DESCRIPTION OF THE TASK
Copy every line in which the string "with" occurs.

### DATA TO USE

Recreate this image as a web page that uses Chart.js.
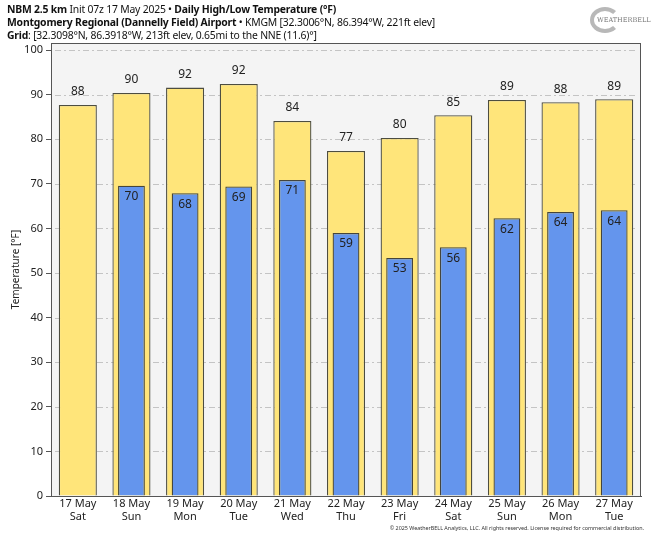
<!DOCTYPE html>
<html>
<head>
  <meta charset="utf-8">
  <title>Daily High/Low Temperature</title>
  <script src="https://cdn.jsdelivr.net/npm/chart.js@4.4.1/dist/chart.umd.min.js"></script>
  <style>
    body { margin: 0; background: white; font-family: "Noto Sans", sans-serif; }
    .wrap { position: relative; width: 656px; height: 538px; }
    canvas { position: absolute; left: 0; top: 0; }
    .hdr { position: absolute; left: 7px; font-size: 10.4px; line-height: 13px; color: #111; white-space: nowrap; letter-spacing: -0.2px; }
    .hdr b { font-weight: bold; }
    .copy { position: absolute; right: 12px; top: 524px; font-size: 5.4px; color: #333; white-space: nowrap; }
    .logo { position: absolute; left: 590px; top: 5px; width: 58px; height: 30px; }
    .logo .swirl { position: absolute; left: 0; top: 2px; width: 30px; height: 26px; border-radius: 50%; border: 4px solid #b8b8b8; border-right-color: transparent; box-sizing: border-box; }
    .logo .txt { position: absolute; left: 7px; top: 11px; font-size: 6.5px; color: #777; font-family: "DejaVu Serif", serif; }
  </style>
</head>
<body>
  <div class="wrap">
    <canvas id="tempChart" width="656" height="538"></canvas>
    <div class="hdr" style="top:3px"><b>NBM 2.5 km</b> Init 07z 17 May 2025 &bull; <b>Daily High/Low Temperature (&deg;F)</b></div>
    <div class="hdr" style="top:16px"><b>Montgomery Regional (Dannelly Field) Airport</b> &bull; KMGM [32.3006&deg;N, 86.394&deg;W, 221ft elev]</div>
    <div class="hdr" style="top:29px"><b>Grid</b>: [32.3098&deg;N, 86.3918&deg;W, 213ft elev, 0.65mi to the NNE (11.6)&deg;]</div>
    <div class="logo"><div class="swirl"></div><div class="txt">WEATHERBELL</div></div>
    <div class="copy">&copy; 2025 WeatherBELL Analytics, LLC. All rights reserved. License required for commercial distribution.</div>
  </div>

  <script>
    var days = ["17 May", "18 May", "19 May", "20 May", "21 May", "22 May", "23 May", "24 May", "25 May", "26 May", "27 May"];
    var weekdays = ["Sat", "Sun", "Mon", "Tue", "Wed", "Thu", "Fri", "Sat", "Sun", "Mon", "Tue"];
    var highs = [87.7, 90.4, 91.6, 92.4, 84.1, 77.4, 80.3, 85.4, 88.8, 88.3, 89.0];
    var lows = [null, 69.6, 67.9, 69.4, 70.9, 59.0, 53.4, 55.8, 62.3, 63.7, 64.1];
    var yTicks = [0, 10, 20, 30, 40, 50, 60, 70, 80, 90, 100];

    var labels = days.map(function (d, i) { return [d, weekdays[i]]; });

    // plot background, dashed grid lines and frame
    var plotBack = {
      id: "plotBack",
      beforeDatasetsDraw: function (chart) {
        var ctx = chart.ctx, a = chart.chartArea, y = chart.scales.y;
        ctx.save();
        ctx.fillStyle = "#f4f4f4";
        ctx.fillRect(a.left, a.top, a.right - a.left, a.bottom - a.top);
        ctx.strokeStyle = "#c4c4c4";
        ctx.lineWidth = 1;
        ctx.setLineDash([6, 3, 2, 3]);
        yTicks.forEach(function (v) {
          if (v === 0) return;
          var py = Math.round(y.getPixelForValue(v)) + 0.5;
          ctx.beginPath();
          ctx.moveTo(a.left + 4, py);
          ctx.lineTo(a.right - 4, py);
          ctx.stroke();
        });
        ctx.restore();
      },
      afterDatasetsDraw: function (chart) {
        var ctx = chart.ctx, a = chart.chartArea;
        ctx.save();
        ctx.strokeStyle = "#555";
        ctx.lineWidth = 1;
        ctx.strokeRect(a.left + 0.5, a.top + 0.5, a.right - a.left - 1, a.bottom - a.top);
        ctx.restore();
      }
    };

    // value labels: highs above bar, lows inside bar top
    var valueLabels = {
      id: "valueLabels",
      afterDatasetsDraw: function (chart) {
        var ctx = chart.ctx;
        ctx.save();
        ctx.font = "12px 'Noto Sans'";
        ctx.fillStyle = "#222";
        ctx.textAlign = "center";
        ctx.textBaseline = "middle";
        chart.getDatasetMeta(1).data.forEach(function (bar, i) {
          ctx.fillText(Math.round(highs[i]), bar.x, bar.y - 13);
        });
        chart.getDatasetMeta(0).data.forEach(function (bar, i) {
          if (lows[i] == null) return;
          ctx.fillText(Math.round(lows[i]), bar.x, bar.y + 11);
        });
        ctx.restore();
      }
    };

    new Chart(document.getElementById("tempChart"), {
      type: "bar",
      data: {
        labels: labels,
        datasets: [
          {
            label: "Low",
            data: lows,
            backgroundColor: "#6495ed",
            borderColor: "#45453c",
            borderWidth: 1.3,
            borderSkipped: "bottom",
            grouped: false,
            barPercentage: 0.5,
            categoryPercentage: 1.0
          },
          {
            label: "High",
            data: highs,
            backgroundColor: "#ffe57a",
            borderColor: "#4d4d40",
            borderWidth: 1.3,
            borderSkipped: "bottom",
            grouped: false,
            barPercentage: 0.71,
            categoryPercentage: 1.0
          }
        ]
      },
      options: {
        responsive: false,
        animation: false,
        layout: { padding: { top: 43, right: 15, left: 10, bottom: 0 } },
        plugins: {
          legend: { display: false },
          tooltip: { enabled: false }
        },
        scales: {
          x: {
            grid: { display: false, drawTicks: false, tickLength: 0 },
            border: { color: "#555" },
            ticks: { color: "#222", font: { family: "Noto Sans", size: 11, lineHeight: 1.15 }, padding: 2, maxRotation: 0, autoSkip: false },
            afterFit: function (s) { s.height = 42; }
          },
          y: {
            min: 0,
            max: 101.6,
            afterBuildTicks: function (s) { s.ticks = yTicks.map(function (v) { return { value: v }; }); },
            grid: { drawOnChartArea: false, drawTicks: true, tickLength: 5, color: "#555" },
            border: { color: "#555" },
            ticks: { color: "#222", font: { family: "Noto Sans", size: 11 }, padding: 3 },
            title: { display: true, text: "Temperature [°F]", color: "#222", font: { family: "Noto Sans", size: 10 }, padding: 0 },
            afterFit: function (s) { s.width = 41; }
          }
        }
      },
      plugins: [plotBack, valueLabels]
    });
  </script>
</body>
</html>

######
### DATA TO USE

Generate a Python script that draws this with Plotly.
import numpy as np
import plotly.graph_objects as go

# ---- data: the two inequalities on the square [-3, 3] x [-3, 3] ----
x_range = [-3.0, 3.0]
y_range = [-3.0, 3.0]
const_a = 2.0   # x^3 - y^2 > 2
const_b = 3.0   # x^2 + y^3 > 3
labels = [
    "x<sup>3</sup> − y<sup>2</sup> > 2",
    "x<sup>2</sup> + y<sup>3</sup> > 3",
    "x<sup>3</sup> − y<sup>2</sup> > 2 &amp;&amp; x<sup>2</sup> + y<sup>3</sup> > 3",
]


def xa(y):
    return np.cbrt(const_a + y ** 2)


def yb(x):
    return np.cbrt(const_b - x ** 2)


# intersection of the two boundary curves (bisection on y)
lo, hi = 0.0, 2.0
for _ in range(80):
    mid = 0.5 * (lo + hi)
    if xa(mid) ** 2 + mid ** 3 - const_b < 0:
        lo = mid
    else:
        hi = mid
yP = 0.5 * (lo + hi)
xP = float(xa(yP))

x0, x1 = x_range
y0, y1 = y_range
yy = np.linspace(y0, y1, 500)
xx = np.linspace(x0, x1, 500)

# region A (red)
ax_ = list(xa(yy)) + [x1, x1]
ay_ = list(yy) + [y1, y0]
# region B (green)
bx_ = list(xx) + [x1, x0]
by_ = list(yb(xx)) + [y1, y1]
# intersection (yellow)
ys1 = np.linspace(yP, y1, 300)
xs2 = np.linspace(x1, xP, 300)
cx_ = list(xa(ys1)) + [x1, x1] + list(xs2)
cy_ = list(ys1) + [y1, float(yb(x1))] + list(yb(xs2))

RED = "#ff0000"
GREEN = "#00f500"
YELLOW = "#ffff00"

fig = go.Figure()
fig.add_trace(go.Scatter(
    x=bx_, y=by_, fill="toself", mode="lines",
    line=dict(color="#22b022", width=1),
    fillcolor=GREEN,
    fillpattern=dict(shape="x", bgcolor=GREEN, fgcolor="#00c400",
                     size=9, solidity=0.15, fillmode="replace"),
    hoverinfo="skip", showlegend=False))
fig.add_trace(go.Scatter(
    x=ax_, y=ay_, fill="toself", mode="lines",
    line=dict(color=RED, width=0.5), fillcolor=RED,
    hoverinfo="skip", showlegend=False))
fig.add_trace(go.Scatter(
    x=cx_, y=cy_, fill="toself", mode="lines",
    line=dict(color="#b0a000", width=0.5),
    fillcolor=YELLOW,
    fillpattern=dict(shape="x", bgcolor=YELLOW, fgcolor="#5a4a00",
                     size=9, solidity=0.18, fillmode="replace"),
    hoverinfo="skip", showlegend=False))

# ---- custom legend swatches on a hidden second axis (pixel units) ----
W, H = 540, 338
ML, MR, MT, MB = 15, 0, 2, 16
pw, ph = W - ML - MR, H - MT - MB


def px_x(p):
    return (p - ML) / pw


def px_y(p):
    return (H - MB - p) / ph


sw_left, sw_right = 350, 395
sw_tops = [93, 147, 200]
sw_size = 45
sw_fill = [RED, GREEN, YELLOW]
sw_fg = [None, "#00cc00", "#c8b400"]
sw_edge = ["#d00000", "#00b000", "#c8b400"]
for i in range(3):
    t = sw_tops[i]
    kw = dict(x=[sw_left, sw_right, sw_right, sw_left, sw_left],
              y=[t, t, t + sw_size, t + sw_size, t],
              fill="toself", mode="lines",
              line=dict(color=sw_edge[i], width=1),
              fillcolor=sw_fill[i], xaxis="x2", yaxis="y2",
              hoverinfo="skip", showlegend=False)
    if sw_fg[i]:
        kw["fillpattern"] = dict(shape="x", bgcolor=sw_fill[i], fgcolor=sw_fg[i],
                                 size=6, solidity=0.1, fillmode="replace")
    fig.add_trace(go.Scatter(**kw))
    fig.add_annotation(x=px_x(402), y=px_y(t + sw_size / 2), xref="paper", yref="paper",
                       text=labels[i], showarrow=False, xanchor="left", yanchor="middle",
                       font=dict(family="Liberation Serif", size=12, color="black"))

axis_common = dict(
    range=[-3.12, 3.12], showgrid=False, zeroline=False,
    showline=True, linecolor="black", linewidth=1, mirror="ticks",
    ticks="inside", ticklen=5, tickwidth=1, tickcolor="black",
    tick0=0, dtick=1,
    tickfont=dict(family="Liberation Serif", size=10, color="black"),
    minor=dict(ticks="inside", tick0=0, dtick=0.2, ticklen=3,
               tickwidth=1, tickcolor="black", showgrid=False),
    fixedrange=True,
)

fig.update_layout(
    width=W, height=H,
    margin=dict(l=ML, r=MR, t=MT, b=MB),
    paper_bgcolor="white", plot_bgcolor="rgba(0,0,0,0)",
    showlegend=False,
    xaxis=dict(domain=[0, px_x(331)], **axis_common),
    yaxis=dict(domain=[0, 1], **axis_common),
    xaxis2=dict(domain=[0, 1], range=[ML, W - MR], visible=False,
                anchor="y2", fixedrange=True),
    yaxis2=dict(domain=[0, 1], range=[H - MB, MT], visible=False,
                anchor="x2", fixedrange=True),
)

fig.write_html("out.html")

######
### DATA TO USE

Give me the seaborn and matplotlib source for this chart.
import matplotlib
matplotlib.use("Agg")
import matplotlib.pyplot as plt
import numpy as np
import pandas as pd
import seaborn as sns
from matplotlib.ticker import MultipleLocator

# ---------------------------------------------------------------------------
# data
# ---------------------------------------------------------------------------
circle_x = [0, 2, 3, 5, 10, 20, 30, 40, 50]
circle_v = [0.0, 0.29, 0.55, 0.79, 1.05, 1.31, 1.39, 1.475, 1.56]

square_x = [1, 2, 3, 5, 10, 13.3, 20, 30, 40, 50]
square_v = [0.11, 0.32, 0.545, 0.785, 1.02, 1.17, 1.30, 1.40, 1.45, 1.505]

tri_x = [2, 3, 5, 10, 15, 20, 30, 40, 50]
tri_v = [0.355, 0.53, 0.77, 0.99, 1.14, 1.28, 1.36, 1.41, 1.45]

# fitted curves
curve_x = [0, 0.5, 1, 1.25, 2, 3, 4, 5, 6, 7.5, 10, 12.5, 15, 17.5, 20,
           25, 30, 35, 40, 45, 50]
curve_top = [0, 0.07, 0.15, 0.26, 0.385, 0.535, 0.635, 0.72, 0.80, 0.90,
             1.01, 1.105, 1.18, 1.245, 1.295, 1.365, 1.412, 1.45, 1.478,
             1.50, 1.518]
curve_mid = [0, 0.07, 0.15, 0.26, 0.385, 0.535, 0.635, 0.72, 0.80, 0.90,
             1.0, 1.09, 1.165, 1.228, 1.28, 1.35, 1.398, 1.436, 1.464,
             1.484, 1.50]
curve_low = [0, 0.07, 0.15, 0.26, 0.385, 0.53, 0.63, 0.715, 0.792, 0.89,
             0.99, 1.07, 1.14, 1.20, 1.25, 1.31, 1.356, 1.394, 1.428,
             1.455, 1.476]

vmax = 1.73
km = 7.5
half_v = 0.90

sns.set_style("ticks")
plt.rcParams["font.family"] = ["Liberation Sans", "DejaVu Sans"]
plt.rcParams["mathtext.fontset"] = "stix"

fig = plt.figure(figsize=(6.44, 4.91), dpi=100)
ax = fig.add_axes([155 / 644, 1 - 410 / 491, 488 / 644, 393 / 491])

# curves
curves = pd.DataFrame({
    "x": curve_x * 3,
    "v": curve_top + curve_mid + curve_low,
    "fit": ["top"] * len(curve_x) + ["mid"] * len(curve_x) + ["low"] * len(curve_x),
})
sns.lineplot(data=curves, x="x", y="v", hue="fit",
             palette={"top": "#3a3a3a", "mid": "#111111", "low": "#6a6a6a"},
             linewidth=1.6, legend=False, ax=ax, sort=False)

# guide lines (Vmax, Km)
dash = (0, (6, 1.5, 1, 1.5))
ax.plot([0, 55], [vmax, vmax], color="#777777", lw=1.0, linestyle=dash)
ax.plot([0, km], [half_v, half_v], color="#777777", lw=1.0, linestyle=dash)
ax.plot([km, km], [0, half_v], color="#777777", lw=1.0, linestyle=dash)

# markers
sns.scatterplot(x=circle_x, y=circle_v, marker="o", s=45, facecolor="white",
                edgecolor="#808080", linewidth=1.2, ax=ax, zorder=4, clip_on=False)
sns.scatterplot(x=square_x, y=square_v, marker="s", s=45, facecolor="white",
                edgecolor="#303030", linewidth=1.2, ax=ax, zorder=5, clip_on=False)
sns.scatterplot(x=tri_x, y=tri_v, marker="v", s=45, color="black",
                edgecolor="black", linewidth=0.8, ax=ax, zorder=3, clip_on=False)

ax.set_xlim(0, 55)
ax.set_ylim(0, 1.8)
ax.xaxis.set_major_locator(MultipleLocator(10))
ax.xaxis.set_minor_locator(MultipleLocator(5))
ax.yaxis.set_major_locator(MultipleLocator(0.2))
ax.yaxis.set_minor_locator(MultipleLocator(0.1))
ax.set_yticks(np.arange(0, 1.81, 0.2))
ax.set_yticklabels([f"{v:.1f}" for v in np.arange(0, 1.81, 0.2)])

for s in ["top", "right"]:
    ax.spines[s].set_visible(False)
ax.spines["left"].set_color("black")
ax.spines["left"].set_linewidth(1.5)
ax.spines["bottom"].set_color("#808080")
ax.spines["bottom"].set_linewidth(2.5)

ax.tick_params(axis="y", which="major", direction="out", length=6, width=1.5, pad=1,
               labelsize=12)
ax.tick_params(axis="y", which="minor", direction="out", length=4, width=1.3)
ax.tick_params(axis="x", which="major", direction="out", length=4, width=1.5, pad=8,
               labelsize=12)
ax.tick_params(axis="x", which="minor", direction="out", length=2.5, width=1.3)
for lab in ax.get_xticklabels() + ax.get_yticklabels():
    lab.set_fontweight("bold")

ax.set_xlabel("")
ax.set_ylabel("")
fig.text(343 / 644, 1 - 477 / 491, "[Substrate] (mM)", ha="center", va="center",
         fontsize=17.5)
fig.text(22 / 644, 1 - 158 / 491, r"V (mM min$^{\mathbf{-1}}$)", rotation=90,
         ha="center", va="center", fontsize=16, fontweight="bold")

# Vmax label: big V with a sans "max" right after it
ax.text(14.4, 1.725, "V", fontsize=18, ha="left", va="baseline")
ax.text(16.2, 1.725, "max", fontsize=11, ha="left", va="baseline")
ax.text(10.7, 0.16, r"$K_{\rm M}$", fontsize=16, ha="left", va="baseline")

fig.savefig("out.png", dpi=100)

######

RESPONSE FOR THIS EXERCISE
Generate a Python script that draws this with Plotly.
# Vmax label: big V with a sans "max" right after it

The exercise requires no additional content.